(i) To find the \(x\)-coordinate of \(Q\), we first find the derivative of the curve \(y = \frac{3}{\sqrt{1 + 4x}}\). The derivative is \(\frac{dy}{dx} = 3 \times -\frac{1}{2} \times (1 + 4x)^{-\frac{3}{2}} \times 4\).

At \(x = 2\), the gradient \(m\) is \(-\frac{2}{9}\). The perpendicular gradient (normal) is \(\frac{9}{2}\).

The equation of the normal is \(y - 1 = \frac{9}{2}(x - 2)\).

Setting \(y = 0\) to find \(Q\), we solve \(0 - 1 = \frac{9}{2}(x - 2)\), giving \(x = \frac{16}{9}\).

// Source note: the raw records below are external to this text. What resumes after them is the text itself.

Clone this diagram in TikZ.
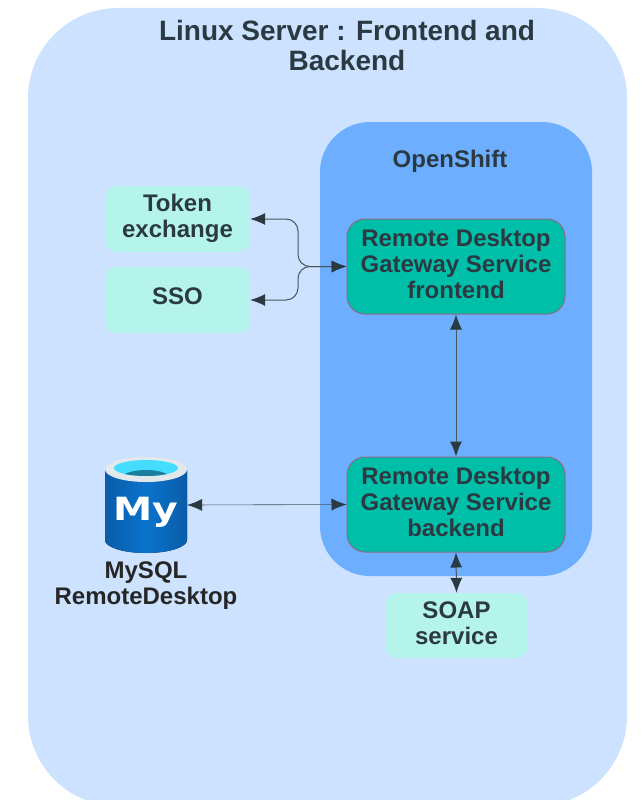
\documentclass[tikz,border=0pt]{standalone}
\usepackage{fontspec}
\usepackage{graphicx}
\setmainfont{Liberation Sans}
\newfontfamily\logofont{DejaVu Sans}
\usetikzlibrary{arrows.meta}
\definecolor{serverblue}{HTML}{CCE2FF}
\definecolor{shiftblue}{HTML}{6DAEFF}
\definecolor{serviceteal}{HTML}{00BFA8}
\definecolor{servicerim}{HTML}{8C6A86}
\definecolor{extmint}{HTML}{B5F4EA}
\definecolor{inkdark}{HTML}{2B3A42}
\definecolor{linkgrey}{HTML}{4A5560}
\definecolor{dbdark}{HTML}{0A5CA8}
\definecolor{dbmid}{HTML}{0A74CC}
\definecolor{dbrim}{HTML}{E2E8EC}
\definecolor{dbpool}{HTML}{45DDFF}
\definecolor{dbdeep}{HTML}{1A7F9C}
\tikzset{
	service/.style={draw=servicerim, line width=1pt, fill=serviceteal, rounded corners=18, minimum width=218, minimum height=95, align=center, text=inkdark, text depth=6pt, font=\fontsize{24}{26}\selectfont\bfseries, inner sep=0pt},
	external/.style={fill=extmint, rounded corners=12, minimum height=66, align=center, text=inkdark, text depth=7pt, font=\fontsize{24}{26}\selectfont\bfseries, inner sep=0pt},
	link/.style={draw=linkgrey, line width=1pt, {Latex[length=15,width=12,color=inkdark]}-{Latex[length=15,width=12,color=inkdark]}},
}
\begin{document}
\begin{tikzpicture}[x=1pt,y=-1pt]
	\useasboundingbox (0,0) rectangle (641,800);
	\begin{scope}
		\clip (0,0) rectangle (641,800);
		\fill[serverblue, rounded corners=90] (28,8) rectangle (627,806);
	\end{scope}
	\fill[shiftblue, rounded corners=50] (320,122) rectangle (592,576);
	\node[text=inkdark, align=center, font=\fontsize{28}{30}\selectfont\bfseries] (title) at (347,45) {Linux Server : Frontend and\\Backend};
	\node[text=inkdark, font=\fontsize{24}{26}\selectfont\bfseries] (openshift) at (450,161.5) {OpenShift};
	\node[service] (frontend) at (456,266.5) {Remote Desktop\\Gateway Service\\frontend};
	\node[service] (backend) at (456,504.5) {Remote Desktop\\Gateway Service\\backend};
	\node[external, minimum width=145] (token) at (177.5,219) {Token\\exchange};
	\node[external, minimum width=145] (sso) at (177.5,300) {SSO};
	\node[external, minimum width=143, minimum height=65, text depth=4pt] (soap) at (456.5,625.5) {SOAP\\service};
	% database drum
	\fill[left color=dbdark, right color=dbdark, middle color=dbmid] (105,470) -- (105,540) arc[start angle=180, end angle=0, x radius=41, y radius=13] -- (187,470) -- cycle;
	\fill[dbrim] (146,469.5) ellipse[x radius=41, y radius=12.5];
	\fill[dbpool] (146,468) ellipse[x radius=32, y radius=8];
	\begin{scope}
		\clip (146,468) ellipse[x radius=32, y radius=8];
		\fill[dbdeep] (146,478) ellipse[x radius=24, y radius=8];
	\end{scope}
	\node[text=white, minimum width=82, minimum height=96, inner sep=0pt, font=\logofont\fontsize{32}{32}\selectfont\bfseries] (mysql) at (146,505) {\raisebox{-15pt}[0pt][0pt]{\scalebox{1.23}[1]{My}}};
	\node[text=black!85, align=center, font=\fontsize{24}{26}\selectfont\bfseries] (mysqllabel) at (146,586) {MySQL\\RemoteDesktop};
	\coordinate (split) at (298,266.5);
	\draw[link, rounded corners=12] (token.east) -| (split) -- (frontend.west);
	\draw[link, rounded corners=12] (sso.east) -| (split) -- (frontend.west);
	\draw[link] (frontend.south) -- (backend.north);
	\draw[link, line width=0.6pt] (mysql.east) -- (backend.west);
	\draw[link] (backend.south) -- (soap.north);
\end{tikzpicture}
\end{document}
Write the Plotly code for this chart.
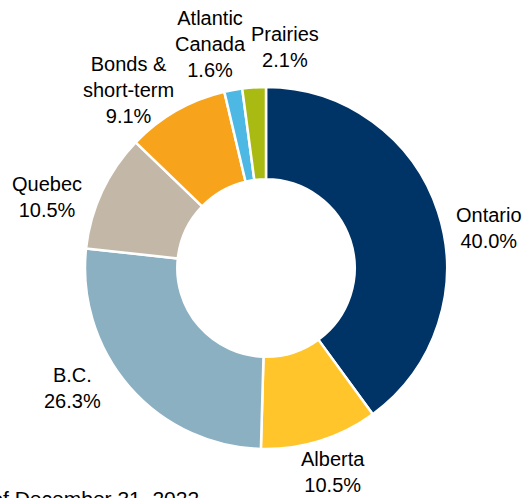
import plotly.graph_objects as go

regions = ["Ontario", "Alberta", "B.C.", "Quebec", "Bonds &<br>short-term", "Atlantic<br>Canada", "Prairies"]
shares = [40.0, 10.5, 26.3, 10.5, 9.1, 1.6, 2.1]
colors = ["#003366", "#FFC52A", "#8AB0C2", "#C3B7A8", "#F8A31C", "#4DB8E4", "#A9BA12"]
footnote = "As of December 31, 2022"

# label centres in window pixels (from top-left)
label_px = [(489, 228), (333, 472), (72, 388), (47, 197), (128, 90), (210, 44), (285, 47)]

W, H = 527, 498
cx, cy, R = 266, 268, 181
FONT = "Liberation Sans, Arial, sans-serif"

fig = go.Figure(go.Pie(
    labels=regions,
    values=shares,
    sort=False,
    direction="clockwise",
    rotation=0,
    hole=0.49,
    marker=dict(colors=colors, line=dict(color="white", width=2.5)),
    textinfo="none",
    showlegend=False,
    hoverinfo="label+value",
    domain=dict(x=[(cx - R) / W, (cx + R) / W], y=[(H - cy - R) / H, (H - cy + R) / H]),
))

for lab, val, (px, py) in zip(regions, shares, label_px):
    fig.add_annotation(
        text=f"{lab}<br>{val:.1f}%", xref="paper", yref="paper",
        x=px / W, y=(H - py) / H, xanchor="center", yanchor="middle",
        showarrow=False, font=dict(family=FONT, size=20, color="black"),
    )

fig.add_annotation(
    text=footnote, xref="paper", yref="paper", x=201 / W, y=(H - 485) / H,
    xanchor="right", yanchor="top", showarrow=False,
    font=dict(family=FONT, size=21, color="black"),
)

fig.update_layout(
    width=W, height=H,
    margin=dict(l=0, r=0, t=0, b=0),
    paper_bgcolor="white", plot_bgcolor="white",
)

fig.write_html(
    "out.html",
    config={"displayModeBar": False},
    post_script="document.body.style.margin='0';document.body.style.overflow='hidden';",
)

(ii) The area under the curve from \(x = 0\) to \(x = 2\) is \(\int_{0}^{2} \frac{3}{\sqrt{1 + 4x}} \, dx = \frac{3}{2} \sqrt{1 + 4x} \bigg|_0^2 \times \frac{1}{4}\).

Evaluating gives \(3\).

The area of the triangle is \(\frac{1}{2} \times 1 \times \frac{2}{9} = \frac{1}{9}\).

The shaded area is \(3 - \frac{1}{9} = \frac{8}{9}\).